Amperometric sensors have been used to detect the presence of specific analytes, for example enzymes in liquids, for over 20 years. The basic principle is to effect a reaction between the analyte to be detected in a sample and the sensor surface. The subsequent charge produced is then converted into a sensor current that can be measured. The size of the current is generally related to the quantity of analyte present.
FIG. 1 shows a simplified biasing circuit used in a typical sensor. The circuit consists of three electrodes, a counter electrode C, a work electrode W and a reference electrode R. The counter electrode C and reference electrode R are connected to a work potential setting amplifier, Amp1, and an output buffer amplifier, Amp2, and a current sensing resistor, Rsens as shown in FIG. 1.
The work electrode W is coated with a reaction inducing coating that reacts with the chosen analyte. For example, a glucose sensor might have a glucose oxidase coating on the work electrode W. The reaction produces ions that when subjected to a potential difference give rise to current flow from the counter electrode C to the work electrode W. The current also flows through the current sensing resistor Rsens giving a voltage drop Vout across that resistor. A typical sensor current might be 10 nA, and for Rsens=1 MΩ, Vout is 10n×1M=10 mV referenced to ground. As already noted the size of the current flowing from the counter electrode C to the work electrode W, and hence the output voltage Vout across Rsens, depends on the concentration of the analyte.
The potential on the reference electrode is key to achieving optimum sensor performance. The reaction efficiency at the working electrode W depends on the work potential VRW. Different sensors operate best at different values of work potential VRW. For example, a glucose sensor operates optimally at VRW=0.6V compared to VRW=−0.6V for an oxygen sensor. The role of the work potential setting amplifier is to maintain the work potential VRW at the value for which reaction conditions are optimised.

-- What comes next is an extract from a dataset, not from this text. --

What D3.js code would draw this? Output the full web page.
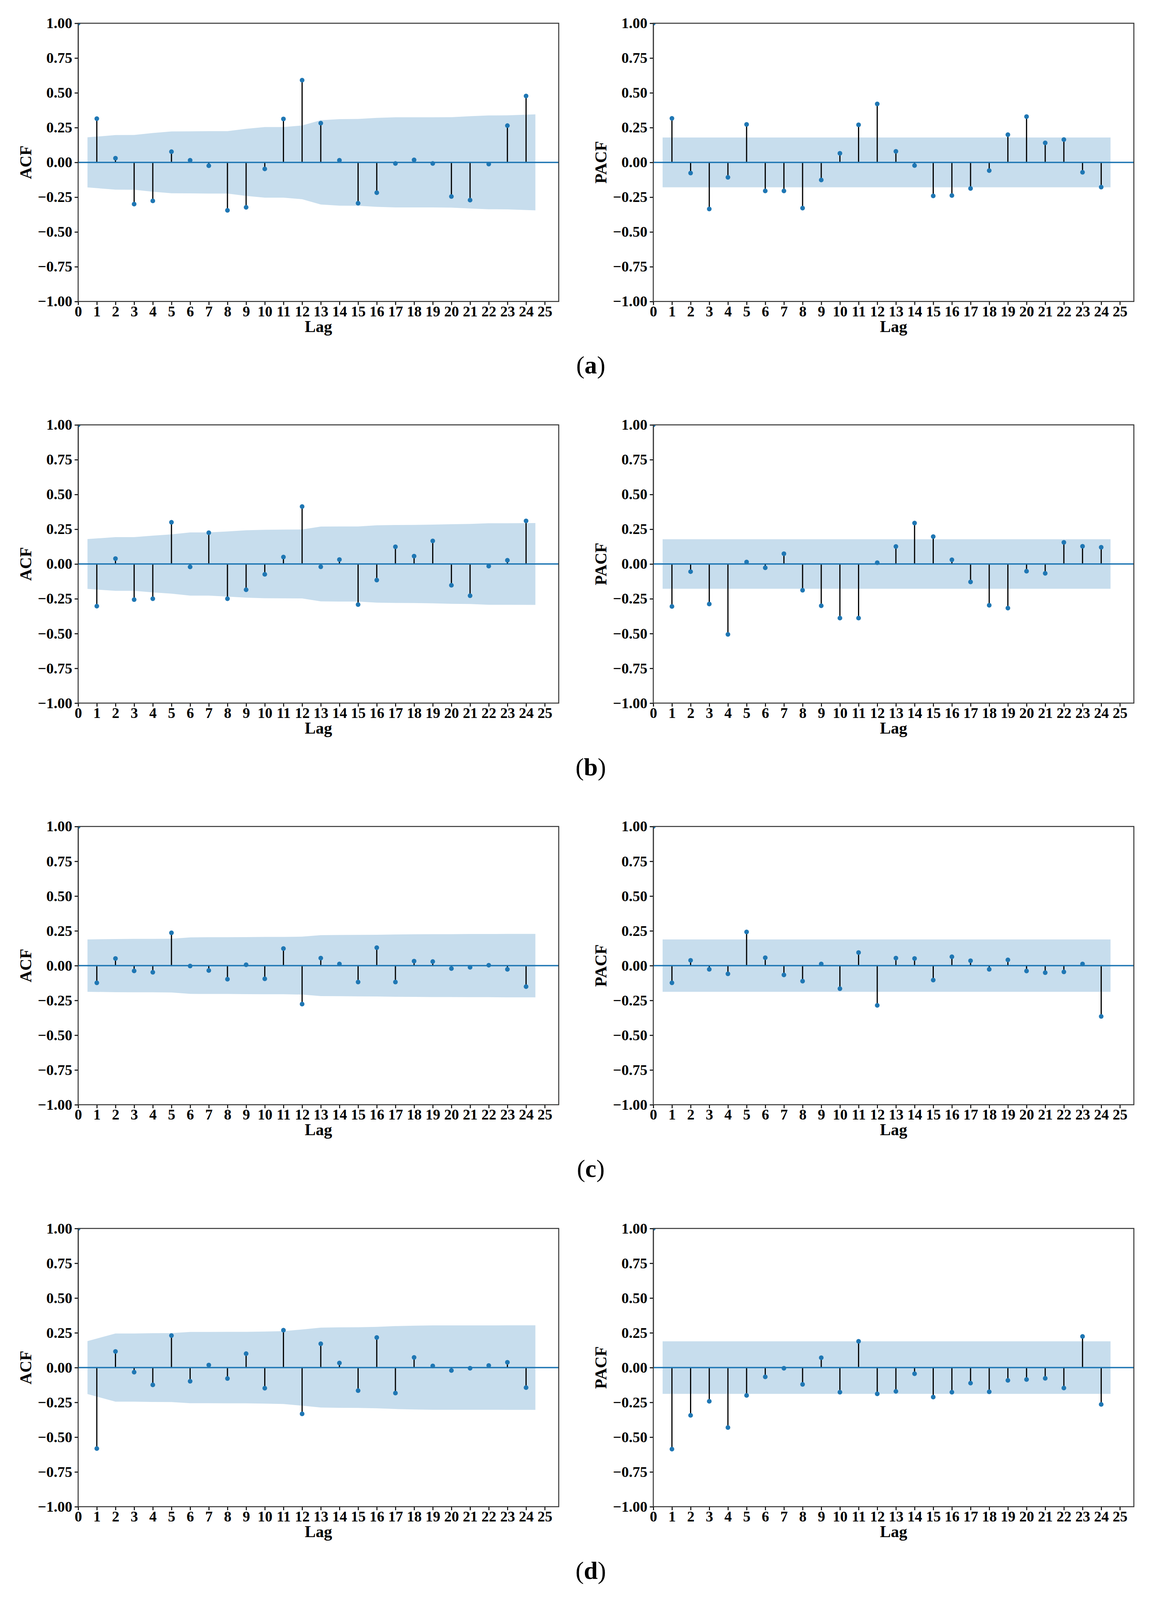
<!DOCTYPE html>
<html>
<head>
<meta charset="utf-8">
<script src="https://cdn.jsdelivr.net/npm/d3@7/dist/d3.min.js"></script>
<style>
  html, body { margin: 0; padding: 0; background: #fff; overflow: hidden; }
  svg { display: block; }
</style>
</head>
<body>
<div id="chart-area"></div>
<script>
// lags 0..24 (lag 0 is always 1)
const LAGS = d3.range(0, 25);
const X_TICKS = d3.range(0, 26);
const Y_TICKS = [-1, -0.75, -0.5, -0.25, 0, 0.25, 0.5, 0.75, 1];
const PANEL_LABELS = ["a", "b", "c", "d"];

// (a)
const acfA = [1, 0.314, 0.03, -0.30, -0.277, 0.077, 0.015, -0.024, -0.345, -0.323, -0.047, 0.312, 0.591,
  0.282, 0.015, -0.294, -0.218, -0.008, 0.018, -0.008, -0.245, -0.271, -0.012, 0.264, 0.477];
const acfBandA = [0.18, 0.196, 0.197, 0.211, 0.222, 0.223, 0.224, 0.224, 0.241, 0.254, 0.254, 0.265,
  0.303, 0.311, 0.312, 0.32, 0.324, 0.324, 0.324, 0.325, 0.332, 0.337, 0.338, 0.345];
const pacfA = [1, 0.316, -0.077, -0.335, -0.108, 0.273, -0.205, -0.205, -0.329, -0.127, 0.065, 0.27, 0.42,
  0.079, -0.023, -0.241, -0.238, -0.188, -0.059, 0.199, 0.329, 0.14, 0.164, -0.071, -0.178];
const pacfBandA = 0.179;

// (b)
const acfB = [1, -0.303, 0.039, -0.256, -0.25, 0.30, -0.021, 0.225, -0.25, -0.185, -0.074, 0.05, 0.413,
  -0.02, 0.032, -0.292, -0.116, 0.124, 0.056, 0.166, -0.153, -0.228, -0.015, 0.027, 0.31];
const acfBandB = [0.179, 0.193, 0.193, 0.204, 0.213, 0.227, 0.227, 0.234, 0.242, 0.246, 0.247, 0.248,
  0.269, 0.27, 0.27, 0.278, 0.28, 0.281, 0.283, 0.286, 0.288, 0.293, 0.293, 0.294];
const pacfB = [1, -0.305, -0.055, -0.288, -0.506, 0.014, -0.027, 0.074, -0.189, -0.30, -0.389, -0.389, 0.009,
  0.126, 0.294, 0.197, 0.03, -0.129, -0.297, -0.317, -0.052, -0.067, 0.155, 0.127, 0.12];
const pacfBandB = 0.178;

// (c)
const acfC = [1, -0.124, 0.051, -0.038, -0.048, 0.236, -0.003, -0.035, -0.098, 0.006, -0.095, 0.123, -0.277,
  0.054, 0.012, -0.118, 0.129, -0.118, 0.032, 0.029, -0.021, -0.012, 0.003, -0.027, -0.151];
const acfBandC = [0.188, 0.191, 0.192, 0.192, 0.193, 0.203, 0.204, 0.204, 0.205, 0.206, 0.206, 0.208,
  0.219, 0.22, 0.221, 0.222, 0.224, 0.225, 0.226, 0.226, 0.227, 0.227, 0.228, 0.228];
const pacfC = [1, -0.124, 0.038, -0.027, -0.059, 0.242, 0.057, -0.067, -0.112, 0.012, -0.166, 0.094, -0.286,
  0.054, 0.051, -0.104, 0.064, 0.035, -0.027, 0.041, -0.039, -0.051, -0.045, 0.012, -0.365];
const pacfBandC = 0.188;

// (d)
const acfD = [1, -0.582, 0.116, -0.033, -0.124, 0.23, -0.098, 0.018, -0.079, 0.1, -0.148, 0.269, -0.333,
  0.171, 0.033, -0.166, 0.216, -0.183, 0.073, 0.012, -0.021, -0.005, 0.015, 0.038, -0.144];
const acfBandD = [0.19, 0.245, 0.245, 0.247, 0.248, 0.256, 0.256, 0.257, 0.257, 0.259, 0.262, 0.274,
  0.287, 0.289, 0.29, 0.293, 0.298, 0.301, 0.303, 0.303, 0.303, 0.303, 0.304, 0.304];
const pacfD = [1, -0.586, -0.343, -0.242, -0.431, -0.2, -0.067, -0.005, -0.121, 0.071, -0.177, 0.189, -0.189,
  -0.171, -0.044, -0.212, -0.177, -0.112, -0.174, -0.092, -0.086, -0.077, -0.147, 0.224, -0.265];
const pacfBandD = 0.189;

// figure is laid out for 2951 x 4681; vertical positions shrink to fit the window
const WIDTH = 2951;
const FULL_H = 4681;
const SY = Math.min(1, (window.innerHeight || FULL_H) / FULL_H);
const HEIGHT = Math.floor(FULL_H * SY);

const PLOT_W = 1230;
const PLOT_H = 814 * SY;
const COL_X = [200, 1672];
const ROW_Y = [68, 1243, 2418, 3594].map(v => v * SY);
const C0 = "#1f77b4";
const BAND = "#c7dded";
const FONT = "'Liberation Serif', 'Times New Roman', Times, serif";

const svg = d3.select("#chart-area").append("svg")
  .attr("width", WIDTH)
  .attr("height", HEIGHT);

svg.append("rect").attr("width", WIDTH).attr("height", HEIGHT).attr("fill", "#fff");

const x = d3.scaleLinear().domain([0, 25.75]).range([0, PLOT_W]);
const y = d3.scaleLinear().domain([-1, 1]).range([PLOT_H, 0]);

// band x positions: first lag pulled to 0.5, last pushed to 24.5
const bandX = d3.range(1, 25).map(l => l === 1 ? 0.5 : (l === 24 ? 24.5 : l));

let clipId = 0;

function drawPanel(left, top, values, band, yLabel) {
  const g = svg.append("g").attr("transform", `translate(${left}, ${top})`);
  const id = "clip" + (clipId++);
  g.append("clipPath").attr("id", id)
    .append("rect").attr("width", PLOT_W).attr("height", PLOT_H);

  const inner = g.append("g").attr("clip-path", `url(#${id})`);

  // confidence band
  const bandData = bandX.map((bx, i) => ({ x: bx, w: Array.isArray(band) ? band[i] : band }));
  const area = d3.area()
    .x(d => x(d.x))
    .y0(d => y(-d.w))
    .y1(d => y(d.w));
  inner.append("path")
    .datum(bandData)
    .attr("d", area)
    .attr("fill", BAND);

  const pts = LAGS.map((l, i) => ({ lag: l, v: values[i] }));

  // stems
  inner.selectAll("line.stem")
    .data(pts)
    .enter().append("line")
    .attr("class", "stem")
    .attr("x1", d => x(d.lag))
    .attr("x2", d => x(d.lag))
    .attr("y1", y(0))
    .attr("y2", d => y(d.v))
    .attr("stroke", "#000")
    .attr("stroke-width", 3);

  // zero line
  inner.append("line")
    .attr("x1", 0).attr("x2", PLOT_W)
    .attr("y1", y(0)).attr("y2", y(0))
    .attr("stroke", C0)
    .attr("stroke-width", 3.5);

  // markers
  inner.selectAll("circle")
    .data(pts)
    .enter().append("circle")
    .attr("cx", d => x(d.lag))
    .attr("cy", d => y(d.v))
    .attr("r", 6)
    .attr("fill", C0);

  // axes
  const yAxisCall = d3.axisLeft(y)
    .tickValues(Y_TICKS)
    .tickFormat(d3.format(".2f"))
    .tickSize(9)
    .tickPadding(6);
  const yAx = g.append("g").call(yAxisCall);

  const xAxisCall = d3.axisBottom(x)
    .tickValues(X_TICKS)
    .tickFormat(d3.format("d"))
    .tickSize(9)
    .tickPadding(2);
  const xAx = g.append("g")
    .attr("transform", `translate(0, ${PLOT_H})`)
    .call(xAxisCall);

  [yAx, xAx].forEach(ax => {
    ax.select(".domain").remove();
    ax.attr("font-family", FONT).attr("font-size", 38).attr("font-weight", "bold");
    ax.selectAll(".tick line").attr("stroke", "#000").attr("stroke-width", 2.5);
    ax.selectAll(".tick text").attr("fill", "#000");
  });

  // frame
  g.append("rect")
    .attr("width", PLOT_W)
    .attr("height", PLOT_H)
    .attr("fill", "none")
    .attr("stroke", "#333")
    .attr("stroke-width", 2.5);

  g.append("text")
    .attr("x", PLOT_W / 2)
    .attr("y", PLOT_H + 78)
    .attr("text-anchor", "middle")
    .attr("font-family", FONT)
    .attr("font-weight", "bold")
    .attr("font-size", 42)
    .text("Lag");

  g.append("text")
    .attr("transform", `translate(-120, ${PLOT_H / 2}) rotate(-90)`)
    .attr("text-anchor", "middle")
    .attr("font-family", FONT)
    .attr("font-weight", "bold")
    .attr("font-size", 42)
    .text(yLabel);
}

const rows = [
  [acfA, acfBandA, pacfA, pacfBandA],
  [acfB, acfBandB, pacfB, pacfBandB],
  [acfC, acfBandC, pacfC, pacfBandC],
  [acfD, acfBandD, pacfD, pacfBandD]
];

rows.forEach((r, i) => {
  drawPanel(COL_X[0], ROW_Y[i], r[0], r[1], "ACF");
  drawPanel(COL_X[1], ROW_Y[i], r[2], r[3], "PACF");

  const lab = svg.append("text")
    .attr("x", 1512)
    .attr("y", ROW_Y[i] + 1025 * SY)
    .attr("text-anchor", "middle")
    .attr("font-family", FONT)
    .attr("font-size", 64);
  lab.append("tspan").text("(");
  lab.append("tspan").attr("font-weight", "bold").text(PANEL_LABELS[i]);
  lab.append("tspan").text(")");
});
</script>
</body>
</html>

This is done by setting the positive terminal of the work potential setting amplifier to Vref=VRW+Vout and the negative terminal of the work potential setting amplifier to VRW. As mentioned earlier, Vout is the potential drop across the current sensing resistor Rsens due to the sensor current and typically has a value of 10 mV. If the maximum voltage that can be generated across the current sensing resistor by a glucose sensor is, for example, 100 mV, Vref would be set to Vref=0.6V+100 mV to ensure that the reaction conditions are optimised. However, because Vout varies with, for example, analyte concentration and time, the work potential VRW is subject to fluctuations. The fluctuations of the work potential VRW away from Vref are a problem with sensor circuit designs such as that of FIG. 1 as they are detrimental to an efficient reaction at the work electrode W and also impact on the consistency of the output signal.
In practical applications of the sensor, a user may want to measure, for example, both the glucose and oxygen levels using the same sensor system. As already noted, glucose and oxygen sensors operate at different work potentials VRW, 0.6V and −0.6V respectively. The sensor system should therefore be able to accommodate both work potentials. If a single circuit of the type shown in FIG. 1 is used, a headroom of more than 1.2V would be required of the circuit voltage supply. However, this would be too large for a single chip low power integrated circuit design running at low voltages of 1V and below.
A possible solution to the voltage limitation problem referred to above is to make a multiple sensor by designing two parallel circuits on a single chip. This is illustrated in FIG. 2. Implementing this solution would require re-referencing the Vref and Vout signals to ground. However, using two parallel circuits increases the used chip area and therefore the costs of producing the chip. In addition to this, the design in FIG. 2 would still not solve the problem caused by fluctuations in the work potential VRW.
A further problem which arises with the designs of both FIG. 1 and FIG. 2 is the presence of Shott noise which results from the current sensing resistor. This noise is proportional to the value of the resistance and will be significant relative to the output voltage.